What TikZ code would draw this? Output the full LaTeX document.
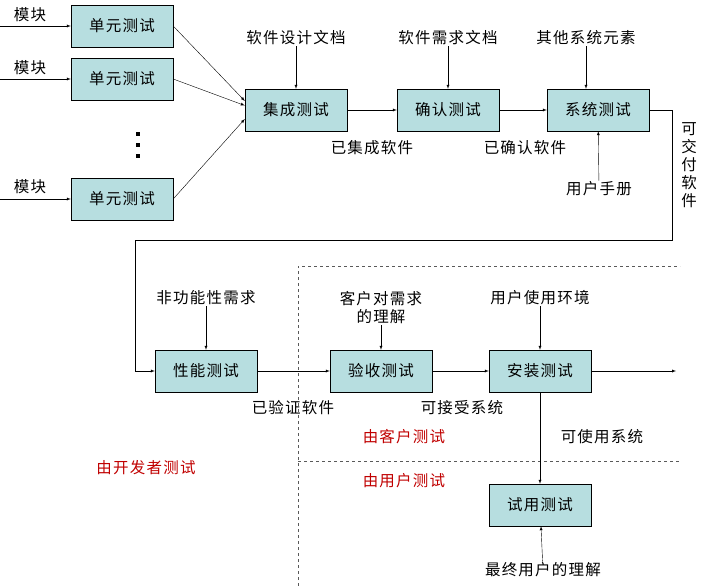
\documentclass[tikz,border=0pt]{standalone}
\usepackage{fontspec}
\setmainfont{Noto Sans CJK SC}[LetterSpace=8]
\usetikzlibrary{arrows}
\definecolor{kasten}{HTML}{B7DEE0}
\definecolor{rot}{HTML}{C00000}
\begin{document}
\begin{tikzpicture}[x=1pt,y=-1pt,
    test/.style={
      rectangle,
      draw,
      fill=kasten,
      minimum width=102pt,
      minimum height=42pt,
      font=\fontsize{15.5}{17}\selectfont},
    txt/.style={font=\fontsize{15.5}{18}\selectfont, inner sep=1pt},
    gruppe/.style={font=\fontsize{15.5}{18}\selectfont, text=rot},
    pfeil/.style={-latex, thin},
    trenn/.style={dashed, gray!70!black}
    ]
  \useasboundingbox (0,0) rectangle (710,586);

  \node at (122,26) (einheit1) [test] {单元测试};
  \node at (122,79) (einheit2) [test] {单元测试};
  \node at (122,199) (einheit3) [test] {单元测试};
  \node[txt] at (30,15) (modul1) {模块};
  \node[txt] at (30,68) (modul2) {模块};
  \node[txt] at (30,187) (modul3) {模块};
  \coordinate (rand1) at (0,26);
  \coordinate (rand2) at (0,79);
  \coordinate (rand3) at (0,199);
  \foreach \y in {132,143,154}
    \fill (136,\y) rectangle +(4,4);

  \node at (296,110) (integration) [test] {集成测试};
  \node at (448,110) (bestaetigung) [test] {确认测试};
  \node at (598,110) (system) [test] {系统测试};

  \node[txt] at (296,38) (entwurf) {软件设计文档};
  \node[txt] at (448,38) (anforderung) {软件需求文档};
  \node[txt] at (586,38) (elemente) {其他系统元素};
  \node[txt] at (372,148) {已集成软件};
  \node[txt] at (525,148) {已确认软件};
  \node[txt] at (599,189) (handbuch) {用户手册};
  \node[txt, align=center] at (689,165) {可\\交\\付\\软\\件};

  \node at (206,371) (leistung) [test] {性能测试};
  \node at (381,371) (abnahme) [test] {验收测试};
  \node at (540,371) (installation) [test] {安装测试};
  \node at (540,505) (probe) [test] {试用测试};
  \coordinate (ende) at (676,371);

  \node[txt] at (206,298) (nichtfunk) {非功能性需求};
  \node[txt, align=center] at (381,308) (kunde) {客户对需求\\的理解};
  \node[txt] at (540,298) (umgebung) {用户使用环境};
  \node[txt] at (543,570) (endnutzer) {最终用户的理解};
  \node[txt] at (293,408) {已验证软件};
  \node[txt] at (462,408) {可接受系统};
  \node[txt] at (602,437) {可使用系统};

  \node[gruppe] at (404,437) {由客户测试};
  \node[gruppe] at (404,481) {由用户测试};
  \node[gruppe] at (146,468) {由开发者测试};

  \draw[trenn] (298,586) -- (298,266) -- (680,266);
  \draw[trenn] (298,461) -- (680,461);

  \foreach \i in {1,2,3}
    \draw[pfeil] (rand\i) -- (einheit\i);
  \draw[pfeil] (einheit1.east) -- (integration.170);
  \draw[pfeil] (einheit2.east) -- (integration.175);
  \draw[pfeil] (einheit3.east) -- (integration.190);
  \draw[pfeil] (integration) -- (bestaetigung);
  \draw[pfeil] (bestaetigung) -- (system);
  \draw[pfeil] (entwurf) -- (integration);
  \draw[pfeil] (anforderung) -- (bestaetigung);
  \draw[pfeil] (elemente) -- (system.north -| elemente);
  \draw[pfeil] (handbuch) -- (system);
  \draw[pfeil] (system.east) -- (672,110) -- (672,240) -- (135,240) |- (leistung.west);
  \draw[pfeil] (leistung) -- (abnahme);
  \draw[pfeil] (abnahme) -- (installation);
  \draw[pfeil] (installation) -- (ende);
  \draw[pfeil] (installation) -- (probe);
  \draw[pfeil] (nichtfunk) -- (leistung);
  \draw[pfeil] (kunde) -- (abnahme);
  \draw[pfeil] (umgebung) -- (installation);
  \draw[pfeil] (endnutzer) -- (probe);
\end{tikzpicture}
\end{document}
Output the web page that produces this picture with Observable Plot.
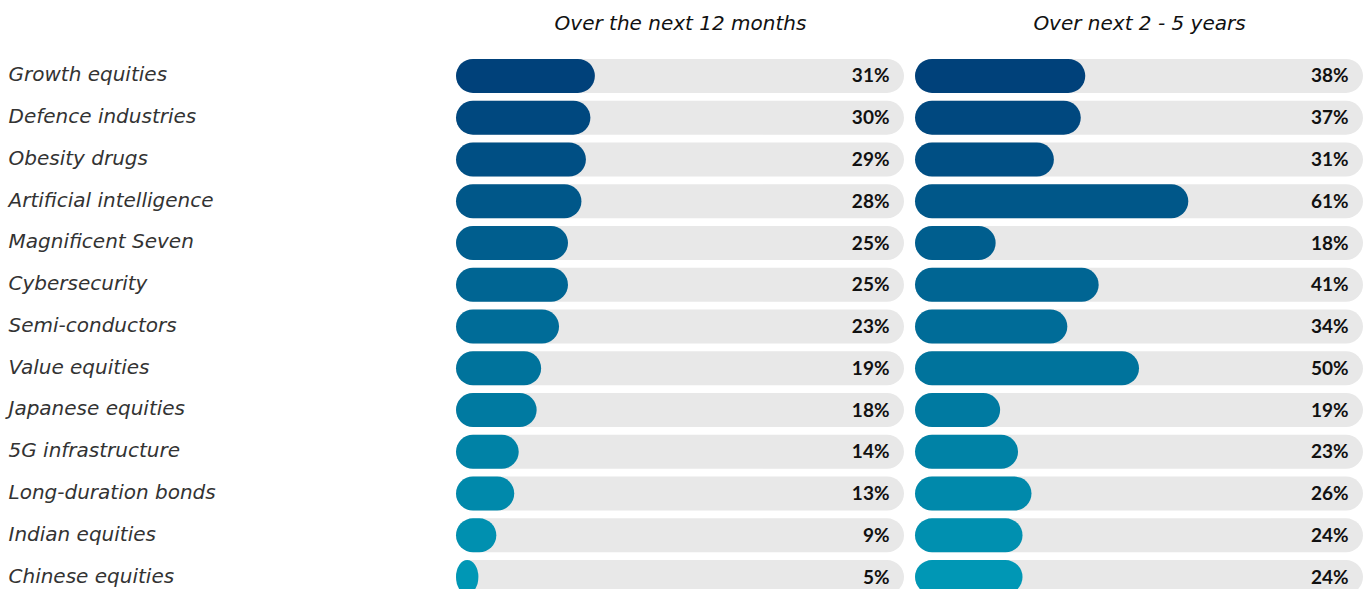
<!DOCTYPE html>
<html>
<head>
<meta charset="utf-8">
<script src="https://cdn.jsdelivr.net/npm/d3@7"></script>
<script src="https://cdn.jsdelivr.net/npm/@observablehq/plot@0.6"></script>
<style>
  html, body { margin: 0; padding: 0; background: #fff; overflow: hidden; }
  #chart svg { display: block; }
</style>
</head>
<body>
<div id="chart"></div>
<script>
const categories = [
  "Growth equities", "Defence industries", "Obesity drugs", "Artificial intelligence",
  "Magnificent Seven", "Cybersecurity", "Semi-conductors", "Value equities",
  "Japanese equities", "5G infrastructure", "Long-duration bonds", "Indian equities",
  "Chinese equities"
];
const periods = ["Over the next 12 months", "Over next 2 - 5 years"];
const next12Months = [31, 30, 29, 28, 25, 25, 23, 19, 18, 14, 13, 9, 5];
const next2to5Years = [38, 37, 31, 61, 18, 41, 34, 50, 19, 23, 26, 24, 24];

const rows = [];
categories.forEach((c, i) => {
  rows.push({category: c, period: periods[0], value: next12Months[i]});
  rows.push({category: c, period: periods[1], value: next2to5Years[i]});
});

const colorRange = d3.quantize(d3.interpolateRgb("#00417a", "#0097b5"), categories.length);

const chart = Plot.plot({
  width: 1370,
  height: 598,
  marginLeft: 456,
  marginRight: 7,
  marginTop: 55,
  marginBottom: 0,
  style: {fontFamily: "Lato, sans-serif", background: "#fff"},
  fx: {domain: periods, paddingInner: 0.024, paddingOuter: 0, round: false, label: null},
  x: {domain: [0, 100], axis: null},
  y: {domain: categories, paddingInner: 0.186, paddingOuter: 0.093, round: false, label: null},
  color: {type: "ordinal", domain: categories, range: colorRange},
  marks: [
    Plot.axisFx({anchor: "top", tickSize: 0, tickPadding: 26, label: null,
      fontSize: 20, fontStyle: "italic", fill: "#111", fontFamily: "'DejaVu Sans', sans-serif"}),
    Plot.axisY({tickSize: 0, tickPadding: 0, textAnchor: "start", dx: -448, dy: -1.5,
      fontSize: 20, fontStyle: "italic", fill: "#333", label: null, fontFamily: "'DejaVu Sans', sans-serif"}),
    Plot.barX(rows, {fx: "period", y: "category", x1: 0, x2: 100, fill: "#e8e8e8", rx: 17}),
    Plot.barX(rows, {fx: "period", y: "category", x1: 0, x2: "value", fill: "category", rx: 17}),
    Plot.text(rows, {fx: "period", y: "category", x: 100, text: d => d.value + "%",
      textAnchor: "end", dx: -15, fontSize: 19, fontWeight: "bold", fill: "#111"})
  ]
});
document.getElementById("chart").appendChild(chart);
</script>
</body>
</html>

┄┄┄┄┄┄

What is required: Every line of the data should be copied as it stands, without the images.

Complete response:
What TikZ code would draw this? Output the full LaTeX document.
\documentclass[tikz,border=0pt]{standalone}
\usepackage{fontspec}
\setmainfont{Noto Sans CJK SC}[LetterSpace=8]
\usetikzlibrary{arrows}
\definecolor{kasten}{HTML}{B7DEE0}
\definecolor{rot}{HTML}{C00000}
\begin{document}
\begin{tikzpicture}[x=1pt,y=-1pt,
    test/.style={
      rectangle,
      draw,
      fill=kasten,
      minimum width=102pt,
      minimum height=42pt,
      font=\fontsize{15.5}{17}\selectfont},
    txt/.style={font=\fontsize{15.5}{18}\selectfont, inner sep=1pt},
    gruppe/.style={font=\fontsize{15.5}{18}\selectfont, text=rot},
    pfeil/.style={-latex, thin},
    trenn/.style={dashed, gray!70!black}
    ]
  \useasboundingbox (0,0) rectangle (710,586);

  \node at (122,26) (einheit1) [test] {单元测试};
  \node at (122,79) (einheit2) [test] {单元测试};
  \node at (122,199) (einheit3) [test] {单元测试};
  \node[txt] at (30,15) (modul1) {模块};
  \node[txt] at (30,68) (modul2) {模块};
  \node[txt] at (30,187) (modul3) {模块};
  \coordinate (rand1) at (0,26);
  \coordinate (rand2) at (0,79);
  \coordinate (rand3) at (0,199);
  \foreach \y in {132,143,154}
    \fill (136,\y) rectangle +(4,4);

  \node at (296,110) (integration) [test] {集成测试};
  \node at (448,110) (bestaetigung) [test] {确认测试};
  \node at (598,110) (system) [test] {系统测试};

  \node[txt] at (296,38) (entwurf) {软件设计文档};
  \node[txt] at (448,38) (anforderung) {软件需求文档};
  \node[txt] at (586,38) (elemente) {其他系统元素};
  \node[txt] at (372,148) {已集成软件};
  \node[txt] at (525,148) {已确认软件};
  \node[txt] at (599,189) (handbuch) {用户手册};
  \node[txt, align=center] at (689,165) {可\\交\\付\\软\\件};

  \node at (206,371) (leistung) [test] {性能测试};
  \node at (381,371) (abnahme) [test] {验收测试};
  \node at (540,371) (installation) [test] {安装测试};
  \node at (540,505) (probe) [test] {试用测试};
  \coordinate (ende) at (676,371);

  \node[txt] at (206,298) (nichtfunk) {非功能性需求};
  \node[txt, align=center] at (381,308) (kunde) {客户对需求\\的理解};
  \node[txt] at (540,298) (umgebung) {用户使用环境};
  \node[txt] at (543,570) (endnutzer) {最终用户的理解};
  \node[txt] at (293,408) {已验证软件};
  \node[txt] at (462,408) {可接受系统};
  \node[txt] at (602,437) {可使用系统};

  \node[gruppe] at (404,437) {由客户测试};
  \node[gruppe] at (404,481) {由用户测试};
  \node[gruppe] at (146,468) {由开发者测试};

  \draw[trenn] (298,586) -- (298,266) -- (680,266);
  \draw[trenn] (298,461) -- (680,461);

  \foreach \i in {1,2,3}
    \draw[pfeil] (rand\i) -- (einheit\i);
  \draw[pfeil] (einheit1.east) -- (integration.170);
  \draw[pfeil] (einheit2.east) -- (integration.175);
  \draw[pfeil] (einheit3.east) -- (integration.190);
  \draw[pfeil] (integration) -- (bestaetigung);
  \draw[pfeil] (bestaetigung) -- (system);
  \draw[pfeil] (entwurf) -- (integration);
  \draw[pfeil] (anforderung) -- (bestaetigung);
  \draw[pfeil] (elemente) -- (system.north -| elemente);
  \draw[pfeil] (handbuch) -- (system);
  \draw[pfeil] (system.east) -- (672,110) -- (672,240) -- (135,240) |- (leistung.west);
  \draw[pfeil] (leistung) -- (abnahme);
  \draw[pfeil] (abnahme) -- (installation);
  \draw[pfeil] (installation) -- (ende);
  \draw[pfeil] (installation) -- (probe);
  \draw[pfeil] (nichtfunk) -- (leistung);
  \draw[pfeil] (kunde) -- (abnahme);
  \draw[pfeil] (umgebung) -- (installation);
  \draw[pfeil] (endnutzer) -- (probe);
\end{tikzpicture}
\end{document}
Output the web page that produces this picture with Observable Plot.
<!DOCTYPE html>
<html>
<head>
<meta charset="utf-8">
<script src="https://cdn.jsdelivr.net/npm/d3@7"></script>
<script src="https://cdn.jsdelivr.net/npm/@observablehq/plot@0.6"></script>
<style>
  html, body { margin: 0; padding: 0; background: #fff; overflow: hidden; }
  #chart svg { display: block; }
</style>
</head>
<body>
<div id="chart"></div>
<script>
const categories = [
  "Growth equities", "Defence industries", "Obesity drugs", "Artificial intelligence",
  "Magnificent Seven", "Cybersecurity", "Semi-conductors", "Value equities",
  "Japanese equities", "5G infrastructure", "Long-duration bonds", "Indian equities",
  "Chinese equities"
];
const periods = ["Over the next 12 months", "Over next 2 - 5 years"];
const next12Months = [31, 30, 29, 28, 25, 25, 23, 19, 18, 14, 13, 9, 5];
const next2to5Years = [38, 37, 31, 61, 18, 41, 34, 50, 19, 23, 26, 24, 24];

const rows = [];
categories.forEach((c, i) => {
  rows.push({category: c, period: periods[0], value: next12Months[i]});
  rows.push({category: c, period: periods[1], value: next2to5Years[i]});
});

const colorRange = d3.quantize(d3.interpolateRgb("#00417a", "#0097b5"), categories.length);

const chart = Plot.plot({
  width: 1370,
  height: 598,
  marginLeft: 456,
  marginRight: 7,
  marginTop: 55,
  marginBottom: 0,
  style: {fontFamily: "Lato, sans-serif", background: "#fff"},
  fx: {domain: periods, paddingInner: 0.024, paddingOuter: 0, round: false, label: null},
  x: {domain: [0, 100], axis: null},
  y: {domain: categories, paddingInner: 0.186, paddingOuter: 0.093, round: false, label: null},
  color: {type: "ordinal", domain: categories, range: colorRange},
  marks: [
    Plot.axisFx({anchor: "top", tickSize: 0, tickPadding: 26, label: null,
      fontSize: 20, fontStyle: "italic", fill: "#111", fontFamily: "'DejaVu Sans', sans-serif"}),
    Plot.axisY({tickSize: 0, tickPadding: 0, textAnchor: "start", dx: -448, dy: -1.5,
      fontSize: 20, fontStyle: "italic", fill: "#333", label: null, fontFamily: "'DejaVu Sans', sans-serif"}),
    Plot.barX(rows, {fx: "period", y: "category", x1: 0, x2: 100, fill: "#e8e8e8", rx: 17}),
    Plot.barX(rows, {fx: "period", y: "category", x1: 0, x2: "value", fill: "category", rx: 17}),
    Plot.text(rows, {fx: "period", y: "category", x: 100, text: d => d.value + "%",
      textAnchor: "end", dx: -15, fontSize: 19, fontWeight: "bold", fill: "#111"})
  ]
});
document.getElementById("chart").appendChild(chart);
</script>
</body>
</html>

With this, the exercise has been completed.